Stated task
Pick out every line with the word "draw" and copy it.

====

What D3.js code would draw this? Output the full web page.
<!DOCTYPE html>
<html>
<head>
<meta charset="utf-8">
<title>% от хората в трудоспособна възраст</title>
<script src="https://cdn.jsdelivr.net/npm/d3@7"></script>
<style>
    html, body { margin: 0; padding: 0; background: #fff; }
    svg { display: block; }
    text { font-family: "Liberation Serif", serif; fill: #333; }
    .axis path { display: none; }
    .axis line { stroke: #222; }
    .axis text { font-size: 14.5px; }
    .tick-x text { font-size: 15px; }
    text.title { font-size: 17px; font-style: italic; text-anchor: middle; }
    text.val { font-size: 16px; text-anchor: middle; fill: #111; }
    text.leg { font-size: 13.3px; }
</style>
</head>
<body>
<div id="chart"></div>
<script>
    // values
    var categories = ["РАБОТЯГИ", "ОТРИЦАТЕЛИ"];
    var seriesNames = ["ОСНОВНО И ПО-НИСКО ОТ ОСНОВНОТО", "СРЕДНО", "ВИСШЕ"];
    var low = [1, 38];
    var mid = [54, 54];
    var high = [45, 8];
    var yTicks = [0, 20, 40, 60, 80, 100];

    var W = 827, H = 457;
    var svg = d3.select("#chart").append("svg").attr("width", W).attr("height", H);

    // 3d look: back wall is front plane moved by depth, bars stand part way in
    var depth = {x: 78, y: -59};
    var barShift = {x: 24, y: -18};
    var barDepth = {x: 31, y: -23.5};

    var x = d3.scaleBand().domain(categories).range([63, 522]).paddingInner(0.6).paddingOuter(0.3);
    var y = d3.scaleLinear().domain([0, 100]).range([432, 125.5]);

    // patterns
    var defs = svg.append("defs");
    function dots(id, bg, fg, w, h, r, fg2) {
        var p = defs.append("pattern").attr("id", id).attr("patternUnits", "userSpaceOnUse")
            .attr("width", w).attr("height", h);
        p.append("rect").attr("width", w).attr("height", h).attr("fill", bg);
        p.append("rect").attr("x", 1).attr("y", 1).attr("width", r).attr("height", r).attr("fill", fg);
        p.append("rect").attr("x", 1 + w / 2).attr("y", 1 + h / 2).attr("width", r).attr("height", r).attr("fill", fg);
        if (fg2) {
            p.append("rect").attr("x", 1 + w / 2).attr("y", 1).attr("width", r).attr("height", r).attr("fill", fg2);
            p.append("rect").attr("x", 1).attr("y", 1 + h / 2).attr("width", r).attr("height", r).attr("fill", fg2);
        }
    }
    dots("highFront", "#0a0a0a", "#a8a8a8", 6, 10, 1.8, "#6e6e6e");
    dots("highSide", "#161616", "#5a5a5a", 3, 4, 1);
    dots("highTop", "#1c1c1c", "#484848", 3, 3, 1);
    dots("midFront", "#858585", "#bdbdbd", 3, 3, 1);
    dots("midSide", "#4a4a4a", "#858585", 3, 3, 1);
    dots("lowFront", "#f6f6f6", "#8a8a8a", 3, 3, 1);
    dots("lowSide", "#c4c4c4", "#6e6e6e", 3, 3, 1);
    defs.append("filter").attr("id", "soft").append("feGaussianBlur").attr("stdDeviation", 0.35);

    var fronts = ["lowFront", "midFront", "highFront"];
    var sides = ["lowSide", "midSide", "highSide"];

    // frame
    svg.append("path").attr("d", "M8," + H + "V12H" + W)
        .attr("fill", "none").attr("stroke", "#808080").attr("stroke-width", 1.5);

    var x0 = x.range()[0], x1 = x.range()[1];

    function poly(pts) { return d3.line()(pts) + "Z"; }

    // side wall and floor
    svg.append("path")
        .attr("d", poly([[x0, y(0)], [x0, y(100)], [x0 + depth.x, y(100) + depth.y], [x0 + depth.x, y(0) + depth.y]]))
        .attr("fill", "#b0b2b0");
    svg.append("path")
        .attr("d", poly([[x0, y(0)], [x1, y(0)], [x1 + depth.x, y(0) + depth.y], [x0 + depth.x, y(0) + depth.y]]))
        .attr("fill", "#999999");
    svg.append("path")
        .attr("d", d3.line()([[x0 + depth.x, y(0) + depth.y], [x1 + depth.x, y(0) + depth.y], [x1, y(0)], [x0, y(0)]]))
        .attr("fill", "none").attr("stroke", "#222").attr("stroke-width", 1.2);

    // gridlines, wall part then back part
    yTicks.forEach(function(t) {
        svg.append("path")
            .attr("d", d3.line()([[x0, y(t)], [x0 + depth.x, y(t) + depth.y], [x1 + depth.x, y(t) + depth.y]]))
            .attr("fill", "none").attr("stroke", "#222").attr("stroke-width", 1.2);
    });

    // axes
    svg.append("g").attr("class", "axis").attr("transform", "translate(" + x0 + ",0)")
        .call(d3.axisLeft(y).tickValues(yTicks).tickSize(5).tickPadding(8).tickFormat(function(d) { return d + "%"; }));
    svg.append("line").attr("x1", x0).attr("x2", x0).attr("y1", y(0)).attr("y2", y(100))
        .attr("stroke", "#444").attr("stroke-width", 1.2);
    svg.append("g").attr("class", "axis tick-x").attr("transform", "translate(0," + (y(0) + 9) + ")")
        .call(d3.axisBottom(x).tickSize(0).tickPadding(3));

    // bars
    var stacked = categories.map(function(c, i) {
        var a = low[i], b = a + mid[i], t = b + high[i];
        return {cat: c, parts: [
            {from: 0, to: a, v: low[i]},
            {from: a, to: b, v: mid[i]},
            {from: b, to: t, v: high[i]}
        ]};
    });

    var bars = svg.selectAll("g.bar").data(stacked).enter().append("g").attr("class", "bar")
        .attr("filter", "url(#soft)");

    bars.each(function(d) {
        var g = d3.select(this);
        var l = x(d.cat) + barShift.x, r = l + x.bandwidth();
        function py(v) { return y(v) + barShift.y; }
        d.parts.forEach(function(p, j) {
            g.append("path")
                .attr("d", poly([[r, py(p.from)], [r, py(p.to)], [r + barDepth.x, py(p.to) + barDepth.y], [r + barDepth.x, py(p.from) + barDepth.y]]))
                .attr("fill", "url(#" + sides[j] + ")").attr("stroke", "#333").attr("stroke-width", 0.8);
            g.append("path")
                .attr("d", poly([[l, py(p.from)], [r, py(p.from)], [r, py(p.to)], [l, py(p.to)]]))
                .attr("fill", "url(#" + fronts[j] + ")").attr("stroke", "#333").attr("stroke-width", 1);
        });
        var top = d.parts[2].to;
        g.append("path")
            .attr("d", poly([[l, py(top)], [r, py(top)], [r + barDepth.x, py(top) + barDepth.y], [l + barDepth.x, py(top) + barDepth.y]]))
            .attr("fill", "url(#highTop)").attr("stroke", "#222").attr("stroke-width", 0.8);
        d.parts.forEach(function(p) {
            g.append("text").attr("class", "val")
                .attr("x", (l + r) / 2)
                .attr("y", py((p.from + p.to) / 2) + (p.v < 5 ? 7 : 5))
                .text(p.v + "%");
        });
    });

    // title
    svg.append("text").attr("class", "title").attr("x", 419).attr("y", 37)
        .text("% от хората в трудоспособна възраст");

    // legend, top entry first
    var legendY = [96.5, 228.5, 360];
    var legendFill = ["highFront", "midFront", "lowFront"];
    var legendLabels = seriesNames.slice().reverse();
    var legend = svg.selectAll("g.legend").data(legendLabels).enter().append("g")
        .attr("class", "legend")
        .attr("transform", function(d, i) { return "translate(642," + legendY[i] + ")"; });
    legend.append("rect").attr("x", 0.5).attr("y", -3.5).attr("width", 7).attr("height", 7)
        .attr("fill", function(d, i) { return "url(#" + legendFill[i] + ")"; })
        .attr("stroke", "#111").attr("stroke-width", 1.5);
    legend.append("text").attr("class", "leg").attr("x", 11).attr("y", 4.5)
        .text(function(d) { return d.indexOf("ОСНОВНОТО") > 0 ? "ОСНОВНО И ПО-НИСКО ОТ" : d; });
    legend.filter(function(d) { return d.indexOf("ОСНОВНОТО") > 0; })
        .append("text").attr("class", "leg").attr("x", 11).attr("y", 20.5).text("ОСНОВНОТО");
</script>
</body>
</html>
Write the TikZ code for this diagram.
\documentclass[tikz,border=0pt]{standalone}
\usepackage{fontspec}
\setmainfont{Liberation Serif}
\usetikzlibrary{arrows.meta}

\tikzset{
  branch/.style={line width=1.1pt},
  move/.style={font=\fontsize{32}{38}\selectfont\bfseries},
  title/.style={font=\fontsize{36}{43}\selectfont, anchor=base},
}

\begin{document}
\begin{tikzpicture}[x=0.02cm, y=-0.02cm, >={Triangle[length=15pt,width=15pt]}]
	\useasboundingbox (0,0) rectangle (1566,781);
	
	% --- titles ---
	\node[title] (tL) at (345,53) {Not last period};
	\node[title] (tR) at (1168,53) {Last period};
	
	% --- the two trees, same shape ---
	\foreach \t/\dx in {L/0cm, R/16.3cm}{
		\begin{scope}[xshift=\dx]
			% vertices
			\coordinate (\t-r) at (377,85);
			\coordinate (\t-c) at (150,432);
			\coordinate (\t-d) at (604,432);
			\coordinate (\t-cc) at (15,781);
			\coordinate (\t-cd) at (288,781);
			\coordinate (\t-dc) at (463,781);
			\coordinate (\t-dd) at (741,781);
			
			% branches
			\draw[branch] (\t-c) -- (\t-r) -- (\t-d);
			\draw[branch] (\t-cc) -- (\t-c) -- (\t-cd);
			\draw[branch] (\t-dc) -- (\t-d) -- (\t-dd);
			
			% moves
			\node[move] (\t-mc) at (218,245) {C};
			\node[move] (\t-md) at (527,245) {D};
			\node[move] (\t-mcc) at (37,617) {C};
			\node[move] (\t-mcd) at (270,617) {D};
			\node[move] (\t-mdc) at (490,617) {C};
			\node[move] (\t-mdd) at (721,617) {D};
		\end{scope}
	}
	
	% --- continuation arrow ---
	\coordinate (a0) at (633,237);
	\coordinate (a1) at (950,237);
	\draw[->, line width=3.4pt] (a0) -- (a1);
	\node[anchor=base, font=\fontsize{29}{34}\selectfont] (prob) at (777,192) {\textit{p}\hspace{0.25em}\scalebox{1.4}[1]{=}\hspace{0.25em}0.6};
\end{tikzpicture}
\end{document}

====

Answer to the task
What D3.js code would draw this? Output the full web page.
			\draw[branch] (\t-c) -- (\t-r) -- (\t-d);
			\draw[branch] (\t-cc) -- (\t-c) -- (\t-cd);
			\draw[branch] (\t-dc) -- (\t-d) -- (\t-dd);
	\draw[->, line width=3.4pt] (a0) -- (a1);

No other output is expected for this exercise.